Pandemia fora de horas

Suscita perplexidade que o primeiro-ministro escolha as altas horas da noite para apresentar as principais medidas do novo estado de emergência.

A cada dia que passa, um novo recorde nos números da pandemia mostra que o que é mau pode ser pior, e o pior, se não se contrariar decisivamente a propagação do vírus, vai tornar-se péssimo. A estimativa da Associação Portuguesa de Administradores Hospitalares é que na última trincheira deste combate, as camas de cuidados intensivos, possam estar 557 doentes a necessitar de ventilação mecânica. Na quarta-feira eram 373. Existe um total de 892 camas nas unidades de cuidados intensivos.

Antes desta trincheira estão os hospitais sobrelotados, os centros de saúde em colapso, os meios de rastreio exauridos e, claro está, a vida de milhões em permanente sobressalto. A partir de hoje, para uma larga percentagem da população afectada pelo novo estado de emergência, a vida vai ser ainda mais complicada. É o preço a pagar quando todos os meios convocados até agora se mostraram incapazes de achatar a curva.

O Governo prossegue a senda de outros países europeus, colocando fortíssimas restrições à circulação dos cidadãos, nomeadamente o recolher obrigatório, tentando promover o isolamento, a medida mais eficaz, mesmo que terrível para a economia.

Se algumas medidas podem ser objecto de crítica, a necessidade do estado de emergência surge incontornável perante a gravidade da situação, mas só terá pleno efeito se for devidamente apreendida pela população. A comunicação é uma ferramenta fundamental e por isso suscita perplexidade que o primeiro-ministro escolha as altas horas da noite, quando muitos dos portugueses já dormiam, para apresentar as principais medidas.

Embora o estado de emergência seja bem menos “light” do que começou por ser aventado, uma comunicação a essas horas parece mais própria de um estado de sítio do que de um processo que tem vindo a ser paulatinamente preparado pelo Governo e pelo Presidente da República. Pode-se garantir algum dramatismo, mesmo que se sacrifiquem as audiências, mas colateralmente aumenta a sensação de que o executivo está a correr atrás do prejuízo.

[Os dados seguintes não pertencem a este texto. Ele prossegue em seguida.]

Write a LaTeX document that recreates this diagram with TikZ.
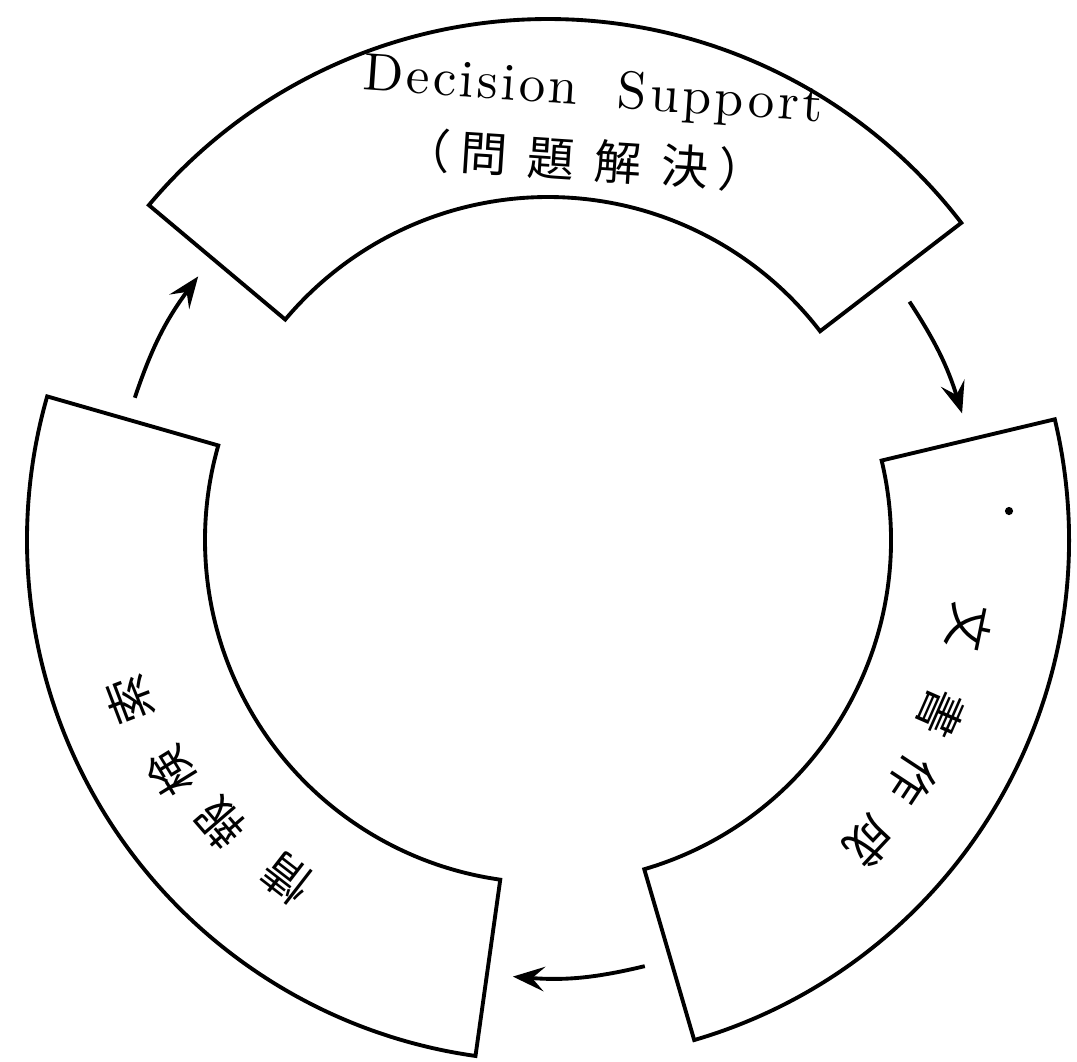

Com boa-fé, todos temos margem para perceber que esta luta inédita é susceptível de hesitações e contradições. Mas o elevado preço que todos temos a pagar, a exigência do momento, é cada vez menos compaginável com um Governo que não acerte no tempo certo. Nem se querem atrasos – como, por exemplo, parece acontecer na mobilização de meios para o rastreio – nem se quer a precipitação de comunicações importantes fora de horas. Mesmo que vivamos alguns dos nossos piores momentos, o Governo tem a obrigação de transmitir sentimento de controlo.